We have been witnessing the return of a twenty-first century version of the party presses of the late 18th and 19th centuries. These party presses have no obligation to be journalistically objective, and they are not. They may say, as Fox News does, that they separate out news coverage from editorial writing, as the Wall Street Journal has done for many years. But do not believe it. Fox News is not the Wall Street Journal (or at least, the pre-Murdoch owned Wall Street Journal). It is a party press, and its editorial coverage affects its news coverage, which should be obvious to anyone who watches it for even an hour or so.

This new form of journalism is not, strictly speaking, a "party press" in the early 19th century mold because it is not owned and operated directly or indirectly by a political party. It is, however, a "partisan press," because it is unabashedly partisan in its purposes and its product, including both editorial and news operations. Indeed the two operations increasingly merge in the new partisan press, as they did in the nineteenth century party press. (Fox's protestations that it keeps these two elements of its product rigidly separate cannot really be taken seriously. But these protestations have served an important function. It is how Fox initially introduced itself and legitimated itself within a world dominated by an older conception of journalism and existing professional standards.).

The new party press seeks to have it both ways: to be a party press and to participate in institutions that were designed for a mid-twentieth century version of so-called "objective" or middle of the road journalism. It seeks both to define news and to influence legacy journalistic organizations. As we have seen in recent comments by editors from the New York Times and the Washington Post about how it is important to pay attention to stories being developed by Fox News, the new party press has succeeded in this endeavor. It is driving news coverage ideologically while being able to say with a straight face that is just the same as legacy media that seek to maintain the mid-twentieth century model.

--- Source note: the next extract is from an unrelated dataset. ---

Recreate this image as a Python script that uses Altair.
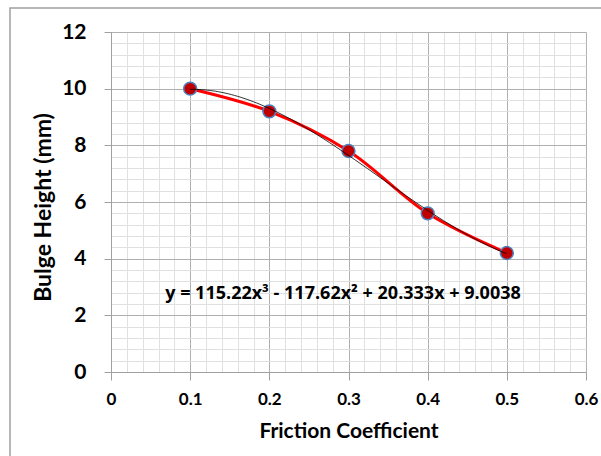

Moreover, several traditional news organizations, interpreting the Obama Administration's response to Fox News as an attack on journalism generally, including mid-twentieth century models, have come to the defense of Fox. This is especially ironic given that Fox represents a new partisan model that is attempting to displace and destroy their cherished model of "objective" journalism. Because traditional journalistic organizations have understood the Administration's push back against Fox an attack on journalism generally, and not as an attack on the newly emerging partisan press, these organizations, by rising to the defense of Fox News are helping to dig their own graves. Why, after all, should an organization like Fox have any incentive to be fair or objective when the Washington Post and the New York Times will fight to the death to preserve Fox's equal right to the special privileges enjoyed by traditional mass media organizations and their special access to politicians?

The issue we face today is how American Presidents will adapt to the rise of the new partisan press. Generally speaking, American Presidents, and politicians more generally, adapt to whatever forms of journalism surround them, trying to use them to their own advantage. The Bush Administration did not face particular difficulties in dealing with Fox News and talk radio, because these media were allies of the Republican Party and the conservative movement. Moreover, the Bush Administration had no incentives to recognize the new media as a new form of party press. Indeed, its incentives were to emphasize that Fox News was fair and balanced. The Clinton Administration did have incentives, this was earlier in the transformation of the media and the Administration had not really figured out the transformation and how to adapt to it.

Barack Obama's Administration is the first Administration that both faces a dominant and hostile new party press and has publicly recognized it as such. It is seeking to change politicians' (and Presidents') relationships to a media that has already changed for better or for worse. It is the first Presidency to recognize and adapt to the rise of a powerful party/partisan press, which, if the current decline of traditional newspapers continues, is likely to be an increasingly dominant form of journalism in this century.

Whether the Obama Administration's current strategy will be successful, it is clearly correct for it to identify and name the changed conditions under which future Presidents will have to operate.

The irony of the Administration's response to Fox News is its declaration that Fox is not a "legitimate" news organization. It is not a legitimate mid-twentieth century news organization. But it is a legitimate nineteenth century news organization and it could well be what twenty-first century news organizations increasingly look like. The concept of "legitimacy" in news gathering and reporting is not timeless and forever fixed; the point is that it is now very much up for grabs. What the Obama Administration is trading on in its attacks is the notion that "legitimate" journalism is "objective" twentieth century journalism, and since Fox is not that, it is not legitimate journalism. Fox, for its part, actually plays into this framing because it insists that it is fair and balanced and objective, when it is anything but. Fox has been trying to have it both ways since it began; the Obama Administration is now calling its bluff, and attempting to redefine it as not legitimate according to a previous (but increasingly challenged) conception of legitimate journalism.

In the long run, it will probably be better for the Administration and future Administrations not to say that Fox and its successors are not "legitimate" journalists, but that they are not actually objective journalists; instead they are members of a new party or partisan press. That model of the press may be legitimate in the twenty-first century, but politicians have no obligation to treat it as they treated an earlier model of journalism.